I made the following Python script to parse it and extract it to a CSS suited for my application:

.pyimport json
import re

with open("gruvbox-material-dark.json") as f:
    theme = json.loads(f.read())

css = ""

st = theme["semanticTokenColors"]
for k, v in st.items():
    sp = k.split(":")
    if len(sp) > 1:
        css += f".language-{sp[1]} .{sp[0]} {{ color: {v}; }}\n"

for tc in theme["tokenColors"]:
    scopes = []
    for sc in tc["scope"].split(", "):
        scope = " ".join(["." + clase for clase in sc.split(" ")])
        scopes.append(re.sub("\\.(\\d)", "-\\1", scope))  # .heading.1 is invalid CSS

    css += ", ".join(scopes) + "{\n"

    for k, v in tc["settings"].items():
        if k == "foreground":
            css += f"    color: {v};\n"
        if v == "bold":
            css += "    font-weight: bold;\n"
        if v == "underline":
            css += "    text-decoration: underline;\n"
        if v == "italic":
            css += "    font-style: italic;\n"
        if v == "italic bold":
            css += "    font-weight: bold;\n"
            css += "    font-style: italic;\n"

    css += "}\n"

with open("gruvbox.css", "w") as f:
    f.write(css)

It was a quick'n'dirty implementation, but it got the work done and now I have a CSS of the theme.

Getting the classed HTML

Now I can use syntect's ClassedHTMLGenerator::new_with_class_style in order to get an HTML from the code that adds classes to the token spans with its classification.

This blog uses Markdown and then parses it to HTML. I do it with pulldown_cmark, and normally it parses the code blocks into <pre><code class="language-{lang}">...</code></pre>. To highlight the code blocks I need to extract them and transform them into classed spans myself.

Performance

Initially, I did the highlighting on the front-end, converting the code to the classed HTML on the fly, but it turned out to be too slow. Converting a small block of code took about 300 ms. Unacceptable! That was using the default syntax set that comes with syntect. I figured that creating a smaller set with just a bunch of languages that I would use would be faster, and indeed it was: adding just about 6 language syntaxes made the conversion go 3x faster, but it was slow still. Furthermore, adding the languages myself from text files meant that the loading of the syntax set itself was significantly slower, it took almost 3 seconds for just 6 languages, and I could not spend that much every time I wanted to parse one article.

I thought about making a global syntax set in the app that could be used every time a new article needs to be parsed, but it would have to be initialized every time the blog gets loaded anyway, so I discarded that approach.

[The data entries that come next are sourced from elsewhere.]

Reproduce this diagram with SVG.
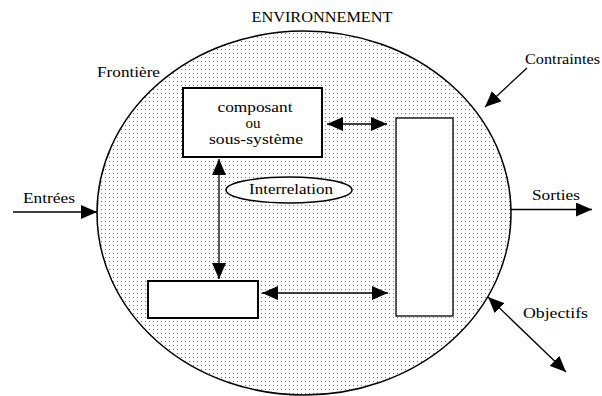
<svg xmlns="http://www.w3.org/2000/svg" width="602" height="396" viewBox="0 0 602 396">
<style>
text{font-family:"Liberation Serif","Times New Roman",Times,serif;font-size:15px;fill:#000}
.box{fill:#fff;stroke:#000;stroke-width:2}
.ln{stroke:#000;stroke-width:1.3;fill:none}
</style>
<defs>
<pattern id="dots" x="0" y="0" width="4" height="4" patternUnits="userSpaceOnUse">
<rect width="4" height="4" fill="#fff"/>
<rect x="1" y="1" width="1" height="1" fill="#707070"/>
</pattern>
<marker id="ah" viewBox="0 0 16 14" refX="16" refY="7" markerWidth="16" markerHeight="14" markerUnits="userSpaceOnUse" orient="auto-start-reverse">
<path d="M0,0 L16,7 L0,14 Z" fill="#000"/>
</marker>
</defs>
<rect width="602" height="396" fill="#fff"/>
<g font-family="'Liberation Serif','Times New Roman',Times,serif">
<text x="322" y="22" text-anchor="middle" textLength="141" lengthAdjust="spacingAndGlyphs">ENVIRONNEMENT</text>
<g id="systeme">
<ellipse cx="304" cy="213" rx="207" ry="182" fill="url(#dots)" stroke="#000" stroke-width="1.5"/>
</g>
<text x="97" y="77" textLength="63" lengthAdjust="spacingAndGlyphs">Frontière</text>
<g id="composant">
<rect class="box" x="183" y="88" width="139" height="69"/>
<text x="255" y="112" text-anchor="middle" textLength="75" lengthAdjust="spacingAndGlyphs">composant</text>
<text x="253" y="128" text-anchor="middle">ou</text>
<text x="256" y="144" text-anchor="middle" textLength="94" lengthAdjust="spacingAndGlyphs">sous-système</text>
</g>
<g id="composant2">
<rect class="box" x="148" y="281" width="110" height="37"/>
</g>
<g id="composant3">
<rect fill="#fff" stroke="#000" stroke-width="1.3" x="396" y="118" width="57" height="198"/>
</g>
<g id="interrelation">
<ellipse cx="289" cy="190" rx="63" ry="13" fill="#fff" stroke="#000" stroke-width="1.5"/>
<text x="291" y="194" text-anchor="middle" textLength="84" lengthAdjust="spacingAndGlyphs">Interrelation</text>
</g>
<g id="labels">
<text x="23" y="203" textLength="52" lengthAdjust="spacingAndGlyphs">Entrées</text>
<text x="532" y="200" textLength="48" lengthAdjust="spacingAndGlyphs">Sorties</text>
<text x="525" y="64" textLength="75" lengthAdjust="spacingAndGlyphs">Contraintes</text>
<text x="523" y="318" textLength="65" lengthAdjust="spacingAndGlyphs">Objectifs</text>
</g>
</g>
<g id="connectors">
<line class="ln" x1="327" y1="124" x2="387" y2="124" marker-start="url(#ah)" marker-end="url(#ah)"/>
<line class="ln" x1="262" y1="293" x2="388" y2="293" marker-start="url(#ah)" marker-end="url(#ah)"/>
<line class="ln" x1="219" y1="159" x2="219" y2="279" marker-start="url(#ah)" marker-end="url(#ah)"/>
<line class="ln" x1="13" y1="212" x2="97" y2="212" marker-end="url(#ah)"/>
<line class="ln" x1="511" y1="209.5" x2="592" y2="209.5" marker-end="url(#ah)"/>
<line class="ln" x1="527" y1="68" x2="485" y2="107" marker-end="url(#ah)"/>
<line class="ln" x1="488" y1="297" x2="566" y2="372" marker-start="url(#ah)" marker-end="url(#ah)"/>
</g>
</svg>
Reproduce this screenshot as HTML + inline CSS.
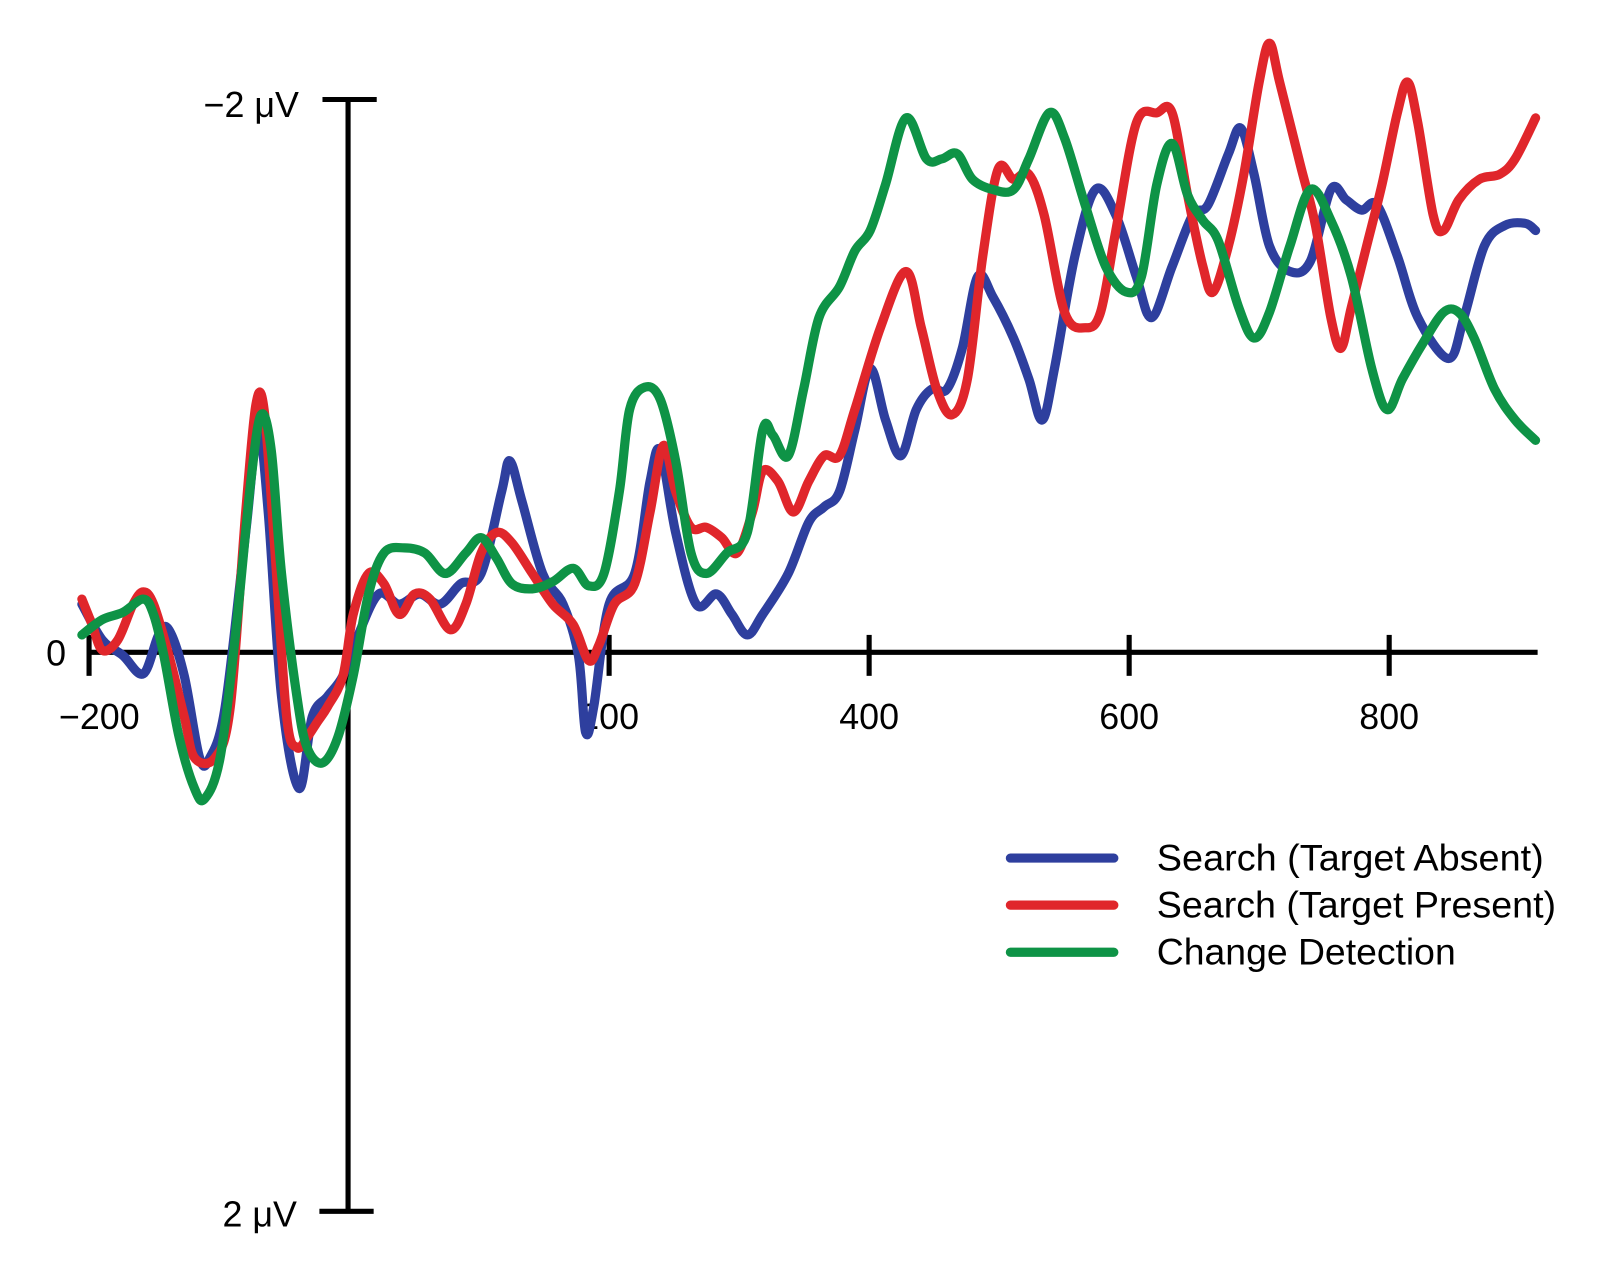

Finally, I decided that it would be better to have the classification performed in the backend. First I would render the code blocks as done by default by pulldown_cmark, adding an id to each. Then I send the code to the backend and update the elements with the classed HTML upon response arrival. I was expecting the code to be visible as boring plain text and then colored with a noticeable delay, but it turned out to be very fast and the syntax highlighted code gets rendered almost instantly.

Conclusion

I finally got it done, as you can see from the code snippets above. Meanwhile, I learned some cool stuff about this topic and a little more about the WASM toolchain.

If you got this far into the article, I would like to thank you for taking the time to read it. I'm just starting with blogging, I hope I can get better at it with some practice so that the articles are more entertaining and clear.

1

Of course, if would still be a learning experience if I decided to use some other (probably more sensible) technologies, like React.

3

I'm talking about the theme that I use in VSCode, Gruvbox Material Dark. The style of the whole website is based on it because I'm not a designer, and coming up with nice color palettes is hard.